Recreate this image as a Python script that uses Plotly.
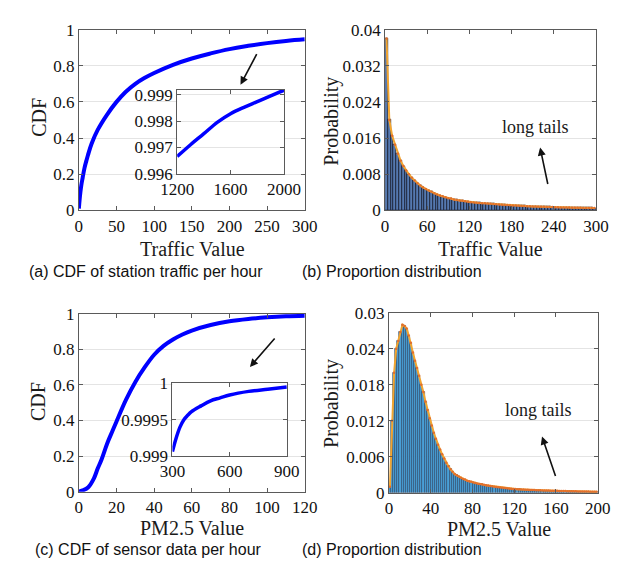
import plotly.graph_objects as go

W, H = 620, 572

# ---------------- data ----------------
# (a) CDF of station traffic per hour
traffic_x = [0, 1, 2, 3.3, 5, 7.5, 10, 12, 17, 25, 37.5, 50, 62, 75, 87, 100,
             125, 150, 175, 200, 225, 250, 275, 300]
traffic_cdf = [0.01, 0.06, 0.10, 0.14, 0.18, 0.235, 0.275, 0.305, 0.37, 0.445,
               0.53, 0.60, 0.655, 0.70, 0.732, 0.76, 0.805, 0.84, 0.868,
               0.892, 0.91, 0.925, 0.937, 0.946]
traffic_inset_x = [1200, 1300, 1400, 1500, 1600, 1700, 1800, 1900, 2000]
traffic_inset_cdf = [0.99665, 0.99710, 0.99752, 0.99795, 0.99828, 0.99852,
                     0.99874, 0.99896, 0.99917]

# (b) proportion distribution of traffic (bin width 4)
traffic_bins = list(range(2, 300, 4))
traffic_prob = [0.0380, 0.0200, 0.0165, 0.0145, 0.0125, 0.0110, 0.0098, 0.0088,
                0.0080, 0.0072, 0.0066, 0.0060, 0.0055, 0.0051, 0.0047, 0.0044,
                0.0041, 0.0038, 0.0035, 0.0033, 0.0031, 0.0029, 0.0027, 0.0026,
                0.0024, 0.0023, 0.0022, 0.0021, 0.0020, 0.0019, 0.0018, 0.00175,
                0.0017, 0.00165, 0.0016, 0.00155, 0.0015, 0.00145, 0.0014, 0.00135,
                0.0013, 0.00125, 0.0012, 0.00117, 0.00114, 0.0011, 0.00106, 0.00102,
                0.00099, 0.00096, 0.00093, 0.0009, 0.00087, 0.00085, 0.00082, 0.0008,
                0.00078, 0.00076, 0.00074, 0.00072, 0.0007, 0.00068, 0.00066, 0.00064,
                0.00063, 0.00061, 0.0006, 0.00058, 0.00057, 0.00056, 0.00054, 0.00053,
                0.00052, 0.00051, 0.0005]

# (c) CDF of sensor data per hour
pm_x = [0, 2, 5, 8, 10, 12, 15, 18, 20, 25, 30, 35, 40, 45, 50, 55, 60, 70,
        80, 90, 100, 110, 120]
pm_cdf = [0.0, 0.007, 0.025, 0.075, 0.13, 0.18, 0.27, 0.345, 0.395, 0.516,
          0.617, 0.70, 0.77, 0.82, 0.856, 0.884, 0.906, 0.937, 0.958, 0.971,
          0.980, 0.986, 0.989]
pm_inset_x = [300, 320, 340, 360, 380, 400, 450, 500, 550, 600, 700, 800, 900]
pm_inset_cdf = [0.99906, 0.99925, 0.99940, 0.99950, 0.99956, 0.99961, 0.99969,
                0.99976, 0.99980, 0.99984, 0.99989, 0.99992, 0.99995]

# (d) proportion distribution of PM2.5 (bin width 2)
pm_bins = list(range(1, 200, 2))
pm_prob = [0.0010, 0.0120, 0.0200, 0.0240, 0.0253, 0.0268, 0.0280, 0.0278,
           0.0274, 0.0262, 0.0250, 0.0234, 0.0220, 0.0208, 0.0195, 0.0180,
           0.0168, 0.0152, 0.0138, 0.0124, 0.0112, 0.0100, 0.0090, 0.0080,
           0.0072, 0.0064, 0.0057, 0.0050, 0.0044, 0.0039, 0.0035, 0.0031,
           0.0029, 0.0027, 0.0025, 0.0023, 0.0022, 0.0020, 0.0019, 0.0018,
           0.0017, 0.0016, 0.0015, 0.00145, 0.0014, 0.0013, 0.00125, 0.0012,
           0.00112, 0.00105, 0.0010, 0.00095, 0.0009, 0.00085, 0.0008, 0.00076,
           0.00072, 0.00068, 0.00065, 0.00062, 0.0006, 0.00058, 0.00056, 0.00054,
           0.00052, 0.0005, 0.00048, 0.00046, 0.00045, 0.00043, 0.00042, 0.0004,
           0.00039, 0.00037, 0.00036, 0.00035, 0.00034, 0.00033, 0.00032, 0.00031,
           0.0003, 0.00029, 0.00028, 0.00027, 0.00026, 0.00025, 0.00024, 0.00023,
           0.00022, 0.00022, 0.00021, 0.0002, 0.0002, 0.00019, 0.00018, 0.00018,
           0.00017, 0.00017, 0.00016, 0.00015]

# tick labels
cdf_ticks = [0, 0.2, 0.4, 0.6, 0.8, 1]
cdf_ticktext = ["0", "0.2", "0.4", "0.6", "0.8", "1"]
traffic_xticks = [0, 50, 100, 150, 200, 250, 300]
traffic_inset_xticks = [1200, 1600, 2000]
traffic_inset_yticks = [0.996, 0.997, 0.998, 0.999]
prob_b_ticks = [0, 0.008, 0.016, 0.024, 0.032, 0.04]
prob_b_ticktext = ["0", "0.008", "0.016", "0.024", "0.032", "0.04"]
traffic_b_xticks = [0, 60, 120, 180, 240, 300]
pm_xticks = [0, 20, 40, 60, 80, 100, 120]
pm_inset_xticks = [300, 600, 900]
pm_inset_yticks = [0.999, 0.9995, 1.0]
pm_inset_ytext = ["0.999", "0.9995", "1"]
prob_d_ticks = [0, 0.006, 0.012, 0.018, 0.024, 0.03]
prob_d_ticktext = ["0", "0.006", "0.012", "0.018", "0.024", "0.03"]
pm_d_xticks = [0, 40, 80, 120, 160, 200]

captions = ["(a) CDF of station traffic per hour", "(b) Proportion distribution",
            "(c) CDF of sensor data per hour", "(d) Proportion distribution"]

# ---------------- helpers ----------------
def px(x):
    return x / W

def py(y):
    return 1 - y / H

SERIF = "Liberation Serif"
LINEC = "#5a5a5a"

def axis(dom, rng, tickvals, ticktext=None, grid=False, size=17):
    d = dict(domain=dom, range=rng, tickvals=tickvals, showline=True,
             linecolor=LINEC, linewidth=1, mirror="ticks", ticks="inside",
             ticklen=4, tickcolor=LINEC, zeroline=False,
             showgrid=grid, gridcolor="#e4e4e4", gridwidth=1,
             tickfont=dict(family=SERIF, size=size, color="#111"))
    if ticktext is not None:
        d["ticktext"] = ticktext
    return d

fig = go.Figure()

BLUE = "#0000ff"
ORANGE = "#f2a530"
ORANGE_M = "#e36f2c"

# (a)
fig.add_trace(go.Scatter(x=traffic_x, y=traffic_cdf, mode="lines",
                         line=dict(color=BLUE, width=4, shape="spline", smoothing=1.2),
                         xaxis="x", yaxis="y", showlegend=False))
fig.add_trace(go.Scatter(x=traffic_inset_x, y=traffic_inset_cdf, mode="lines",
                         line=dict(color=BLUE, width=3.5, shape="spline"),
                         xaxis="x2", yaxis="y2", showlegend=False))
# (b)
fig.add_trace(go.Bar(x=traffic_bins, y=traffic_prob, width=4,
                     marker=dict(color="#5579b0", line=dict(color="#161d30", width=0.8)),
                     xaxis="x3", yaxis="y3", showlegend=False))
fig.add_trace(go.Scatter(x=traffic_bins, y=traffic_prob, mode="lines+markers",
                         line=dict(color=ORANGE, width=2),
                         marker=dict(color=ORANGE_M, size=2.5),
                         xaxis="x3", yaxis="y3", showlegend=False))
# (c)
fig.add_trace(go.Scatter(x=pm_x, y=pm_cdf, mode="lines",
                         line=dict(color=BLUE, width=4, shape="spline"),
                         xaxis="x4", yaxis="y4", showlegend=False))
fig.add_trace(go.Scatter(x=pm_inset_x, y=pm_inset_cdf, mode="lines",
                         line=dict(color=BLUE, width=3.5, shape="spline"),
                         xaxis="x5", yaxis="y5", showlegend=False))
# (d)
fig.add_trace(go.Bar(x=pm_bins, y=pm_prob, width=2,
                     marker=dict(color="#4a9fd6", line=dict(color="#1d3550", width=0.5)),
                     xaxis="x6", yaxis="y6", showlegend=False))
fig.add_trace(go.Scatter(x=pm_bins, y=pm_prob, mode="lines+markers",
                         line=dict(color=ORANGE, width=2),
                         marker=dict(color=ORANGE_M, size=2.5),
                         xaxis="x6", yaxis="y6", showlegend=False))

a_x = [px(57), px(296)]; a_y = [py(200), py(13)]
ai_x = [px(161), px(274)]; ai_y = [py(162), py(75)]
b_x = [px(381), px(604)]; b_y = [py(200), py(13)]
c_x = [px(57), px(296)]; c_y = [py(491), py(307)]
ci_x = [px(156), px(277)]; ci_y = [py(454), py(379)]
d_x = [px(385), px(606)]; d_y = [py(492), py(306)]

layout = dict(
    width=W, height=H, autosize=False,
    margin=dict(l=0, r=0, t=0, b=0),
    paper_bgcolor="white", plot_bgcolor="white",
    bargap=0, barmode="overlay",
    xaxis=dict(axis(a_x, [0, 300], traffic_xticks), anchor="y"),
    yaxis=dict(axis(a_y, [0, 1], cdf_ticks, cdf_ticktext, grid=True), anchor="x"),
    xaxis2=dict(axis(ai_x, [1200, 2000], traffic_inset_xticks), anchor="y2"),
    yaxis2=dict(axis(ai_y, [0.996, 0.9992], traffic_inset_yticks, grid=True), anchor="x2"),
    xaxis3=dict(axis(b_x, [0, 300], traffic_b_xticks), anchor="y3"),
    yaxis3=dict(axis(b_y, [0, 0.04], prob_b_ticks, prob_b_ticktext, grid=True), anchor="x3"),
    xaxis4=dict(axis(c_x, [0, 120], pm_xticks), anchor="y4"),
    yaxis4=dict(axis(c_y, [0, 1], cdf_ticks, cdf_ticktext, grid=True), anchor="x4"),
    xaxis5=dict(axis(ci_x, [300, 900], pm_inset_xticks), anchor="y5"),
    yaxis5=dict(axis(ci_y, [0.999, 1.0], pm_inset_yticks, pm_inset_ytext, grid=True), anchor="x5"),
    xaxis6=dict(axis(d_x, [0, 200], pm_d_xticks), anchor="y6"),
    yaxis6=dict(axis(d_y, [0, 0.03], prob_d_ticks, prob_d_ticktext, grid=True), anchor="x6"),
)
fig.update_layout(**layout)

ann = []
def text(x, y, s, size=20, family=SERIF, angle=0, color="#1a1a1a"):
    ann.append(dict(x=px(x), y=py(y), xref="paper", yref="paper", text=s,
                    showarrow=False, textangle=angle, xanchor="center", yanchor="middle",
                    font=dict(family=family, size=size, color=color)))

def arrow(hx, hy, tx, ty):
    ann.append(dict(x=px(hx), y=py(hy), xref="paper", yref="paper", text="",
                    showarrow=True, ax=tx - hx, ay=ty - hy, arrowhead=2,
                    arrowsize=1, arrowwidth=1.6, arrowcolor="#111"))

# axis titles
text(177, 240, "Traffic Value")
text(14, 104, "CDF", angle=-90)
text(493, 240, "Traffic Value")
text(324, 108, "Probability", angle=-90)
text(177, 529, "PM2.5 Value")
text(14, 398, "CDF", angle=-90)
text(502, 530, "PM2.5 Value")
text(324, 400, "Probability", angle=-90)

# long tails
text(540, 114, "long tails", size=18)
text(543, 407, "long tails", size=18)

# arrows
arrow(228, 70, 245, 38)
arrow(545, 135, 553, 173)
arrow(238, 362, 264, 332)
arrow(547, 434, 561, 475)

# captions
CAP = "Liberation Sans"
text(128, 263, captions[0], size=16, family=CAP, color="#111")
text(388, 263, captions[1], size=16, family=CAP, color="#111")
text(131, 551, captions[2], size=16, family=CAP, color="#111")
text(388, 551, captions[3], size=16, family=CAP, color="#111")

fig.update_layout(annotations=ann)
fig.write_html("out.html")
--------------------------------
### YOUR INSTRUCTIONS
Could the lines from the top of the material through the line with "0.99874, 0.99896, 0.99917]" be repeated exactly, pictures left out?

### EXERCISE SOLUTION
Recreate this image as a Python script that uses Plotly.
import plotly.graph_objects as go

W, H = 620, 572

# ---------------- data ----------------
# (a) CDF of station traffic per hour
traffic_x = [0, 1, 2, 3.3, 5, 7.5, 10, 12, 17, 25, 37.5, 50, 62, 75, 87, 100,
             125, 150, 175, 200, 225, 250, 275, 300]
traffic_cdf = [0.01, 0.06, 0.10, 0.14, 0.18, 0.235, 0.275, 0.305, 0.37, 0.445,
               0.53, 0.60, 0.655, 0.70, 0.732, 0.76, 0.805, 0.84, 0.868,
               0.892, 0.91, 0.925, 0.937, 0.946]
traffic_inset_x = [1200, 1300, 1400, 1500, 1600, 1700, 1800, 1900, 2000]
traffic_inset_cdf = [0.99665, 0.99710, 0.99752, 0.99795, 0.99828, 0.99852,
                     0.99874, 0.99896, 0.99917]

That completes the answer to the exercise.